Вкус того времени остался в The True Adventures of the Rolling Stones – книжке нашего друга Стэнли Бута, который на первых турах работал у нас уполномоченным летописцем. В Окленде в конце 1960-х или начале 1970-х он подобрал листовку со следующей прокламацией: “Ублюдки слышат, как мы включаем вас на наших маленьких радиоприемниках, и понимают, что им не уйти от крови и огня Анархической революции. Под вашу музыку, дорогие Rolling Stones, которую будут играть строевые рок-н-ролльные оркестры, мы будем сносить тюрьмы, освобождать пленников и вооружать неимущих. Выколем “Гори, детка, гори” на жопах тюремщиков и генералов”.
Как если бы Street Fighting Man или Gimme Shelter возвели в крайнюю степень. Но, без дураков, поколение было странное. Странность в том, что я с ним вырос, но вдруг получилось, что я не участник, а наблюдатель. Эти парни росли на моих глазах, и на моих глазах многие из них умерли. Когда я впервые приехал в Штаты, я познакомился с кучей классных чуваков, совсем молодых, позаписывал их телефонные номера, а потом вернулся два или три года спустя – наберешь кого-нибудь, а он в трупном мешке, прямиком из Вьетнама. Огромное их число перемололо в порошок, как мы все знаем. Вот тогда-то меня и дернуло за яйца. Помнишь, тот классный светловолосый чувачок, гитарист офигенный, и прикольный такой, мы с ним здорово веселились? А в следующий приезд – все, нет чувачка.

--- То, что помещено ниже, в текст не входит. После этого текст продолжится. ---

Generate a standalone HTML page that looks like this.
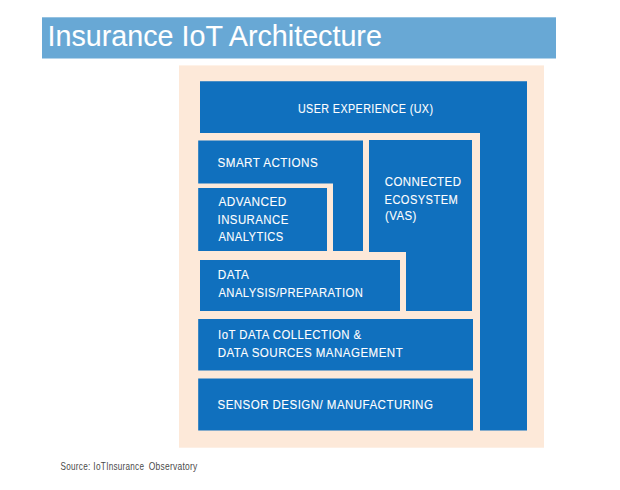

Сансет-стрип в 1960-х – 1964-м, 1965-м – регулярное движение по нему было запрещено. Весь отрезок кишел людьми, и никто даже не подумает подвинуться, дать дорогу машине. Практически вне юрисдикции властей. Ты ходил туда тусовать, потереться в толпе. Я помню, как-то раз Томми Джеймс, который Tommy James and the Shondells, – блин, шесть золотых дисков, и все пустил по ветру, – так вот, я через пень-колоду пробирался на машине к Whisky a Go Go[146] и подошел к Томми Джеймсу. “Здорово, чувак”. – “Ты еще кто?” – “Томми Джеймс, чувак”. Crimson and Clover[147] цепляет меня до сих пор. Он в тот день ходил, раздавал листовки против призыва. Потому что, ясен пень, думал, что скоро его забреют, и пиздец. Это уже было время Вьетнама. Множество пацанов, которые приходили на наши концерты в первый раз, на следующие так и не вернулись. Хотя, конечно, они слушали Stones, сидя в дельте Меконга.